Defib Machines, a supplier of full service automatic external defibrillators (AEDs), has reported another year of improved profitability.

The Leeds-based business posted pre-tax profits of £460,140 (2022: £412,288) for the year to 30 June 2023 with turnover remaining consistent at £2.1m.

The business, which launched in 2015, said growing demand from both the public and private sectors for fully managed, low-cost AED solutions, was making its all-in-one solution attractive to businesses of all sizes, local authorities and community interest groups.

For the year to 30 June 2023, Defib Machines reported around 1,000 new contracts, while it continued to work with clients including holiday group Park Holidays, Culina Group, which is one of the largest logistics groups in Europe, and sportwear giant Puma.

Jonathan Gilbert, co-founder and managing director of Defib Machines, said: “These results are a testament to the hard work of everyone within the Defib Machines team.

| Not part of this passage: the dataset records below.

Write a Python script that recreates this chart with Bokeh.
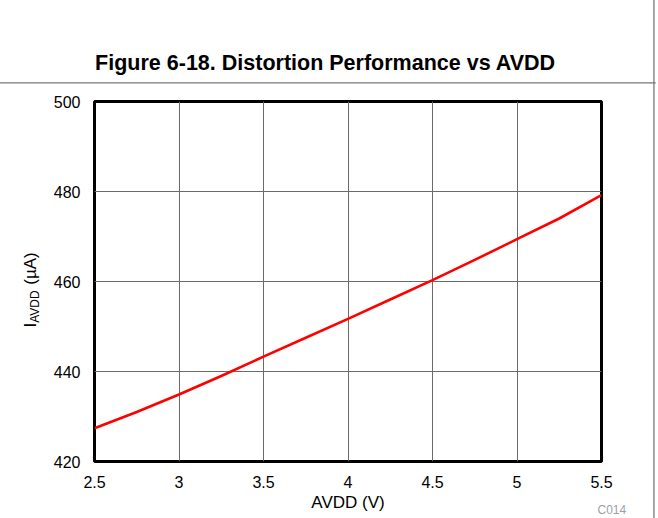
import math
from bokeh.plotting import figure
from bokeh.models import Range1d, FixedTicker, Label
from bokeh.embed import file_html
from bokeh.resources import INLINE

# ---- data ----
avdd = [2.5, 2.75, 3.0, 3.25, 3.5, 3.75, 4.0, 4.25, 4.5, 4.75, 5.0, 5.25, 5.5]
i_avdd = [427.4, 431.0, 434.9, 439.0, 443.3, 447.5, 451.7, 456.0, 460.3, 464.8, 469.4, 474.0, 479.2]

x_ticks = [2.5, 3.0, 3.5, 4.0, 4.5, 5.0, 5.5]
x_tick_labels = ["2.5", "3", "3.5", "4", "4.5", "5", "5.5"]
y_ticks = [420, 440, 460, 480, 500]
y_tick_labels = ["420", "440", "460", "480", "500"]

title_text = "Figure 6-18. Distortion Performance vs AVDD"
x_label = "AVDD (V)"
y_label_main = "I"
y_label_sub = "AVDD"
y_label_rest = "(µA)"
code_text = "C014"

FONT = "Liberation Sans"

p = figure(width=658, height=518, output_backend="svg", toolbar_location=None,
           x_range=Range1d(2.5, 5.5), y_range=Range1d(420, 500),
           min_border_left=94, min_border_right=57, min_border_top=101, min_border_bottom=57)

p.background_fill_color = "white"
p.border_fill_color = "white"
p.outline_line_color = "black"
p.outline_line_width = 3

for ax in (p.xaxis[0], p.yaxis[0]):
    ax.axis_line_color = None
    ax.major_tick_line_color = None
    ax.minor_tick_line_color = None
    ax.major_tick_out = 0
    ax.major_tick_in = 0
    ax.major_label_text_font = FONT
    ax.major_label_text_font_size = "16px"
    ax.major_label_text_color = "black"

p.xaxis[0].ticker = FixedTicker(ticks=x_ticks)
p.xaxis[0].major_label_overrides = {t: s for t, s in zip(x_ticks, x_tick_labels)}
p.xaxis[0].major_label_standoff = 14
p.xaxis[0].axis_label = x_label
p.xaxis[0].axis_label_text_font = FONT
p.xaxis[0].axis_label_text_font_size = "17px"
p.xaxis[0].axis_label_text_font_style = "normal"
p.xaxis[0].axis_label_text_color = "black"
p.xaxis[0].axis_label_standoff = 2

p.yaxis[0].ticker = FixedTicker(ticks=y_ticks)
p.yaxis[0].major_label_overrides = {t: s for t, s in zip(y_ticks, y_tick_labels)}
p.yaxis[0].major_label_standoff = 14

p.xgrid.grid_line_color = "#6a6a6a"
p.ygrid.grid_line_color = "#6a6a6a"
p.xgrid.grid_line_width = 1
p.ygrid.grid_line_width = 1

p.line(avdd, i_avdd, line_color="#ff0000", line_width=2.6)


def canvas_label(text, x, y, side, **kw):
    lab = Label(x=x, y=y, x_units="canvas", y_units="canvas", text=text,
                text_font=FONT, **kw)
    p.add_layout(lab, side)
    return lab


# title
canvas_label(title_text, 325, 62, "above", text_font_size="21.5px", text_font_style="bold",
             text_align="center", text_baseline="alphabetic", text_color="black")

# y axis label: I + subscript AVDD + (µA), rotated
ylx, yly = 30, 327
main_w = 0.278 * 17
sub_w = (0.667 + 0.667 + 0.722 + 0.722) * 12
space_w = 0.278 * 17
canvas_label(y_label_main, ylx, yly, "above", angle=math.pi / 2, text_font_size="17px",
             text_align="left", text_baseline="alphabetic", text_color="black")
canvas_label(y_label_sub, ylx + 4.5, yly - main_w, "above", angle=math.pi / 2, text_font_size="12px",
             text_align="left", text_baseline="alphabetic", text_color="black")
canvas_label(y_label_rest, ylx, yly - main_w - sub_w - space_w, "left", angle=math.pi / 2,
             text_font_size="17px", text_align="left", text_baseline="alphabetic", text_color="black")

# figure code
canvas_label(code_text, 597, 516.5, "right", text_font_size="12px", text_color="#a0a0a0",
             text_align="left", text_baseline="bottom")

# page rules (thin filled boxes)
canvas_label(" ", -5, 81.8, "above", text_font_size="1px", text_align="left", text_baseline="top",
             padding=(0, 660, 0, 0), background_fill_color="#777777", background_fill_alpha=1.0)
canvas_label(" ", 652.8, -5, "right", text_font_size="1px", text_align="left", text_baseline="top",
             padding=(0, 1, 540, 0), background_fill_color="#777777", background_fill_alpha=1.0)

open("out.html", "w").write(file_html(p, INLINE))
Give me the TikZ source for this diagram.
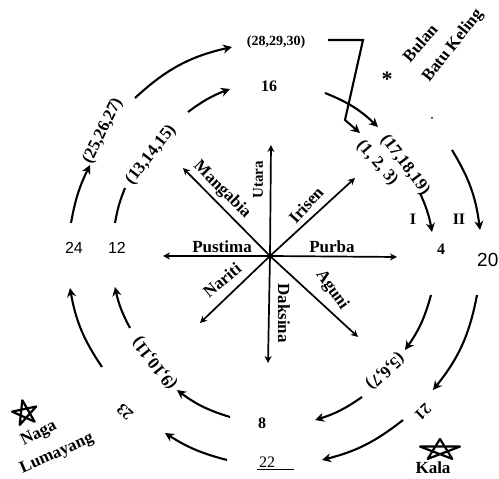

“Whilst the strong financial performance is critical to the success of the business, I am pleased we continue to also judge our success on other metrics.

“This includes the fact that every device we have ever placed, which has had to be used, has worked successfully – something not guaranteed by others sadly.

“Our long-standing relationships with both clients and Stryker, the supplier of our AEDs, means we’re looking ahead with confidence to the future.

“It is our ambition that cost should never be a barrier to access to AEDs and we hope our defibrillators are rarely used, but when needed give anyone the power to save a life.”

Joe Lawrence, finance director, added: “Like all businesses the last 12 months have posed challenges due to the uncertainty provided by global events, the cost-of-living crisis and ongoing issues within the supply chain for AEDs.

“Despite this backdrop we have not only managed to consolidate our previous incredible growth, but also lay the foundations for further growth in our 2023/24 financial year, which has started well.”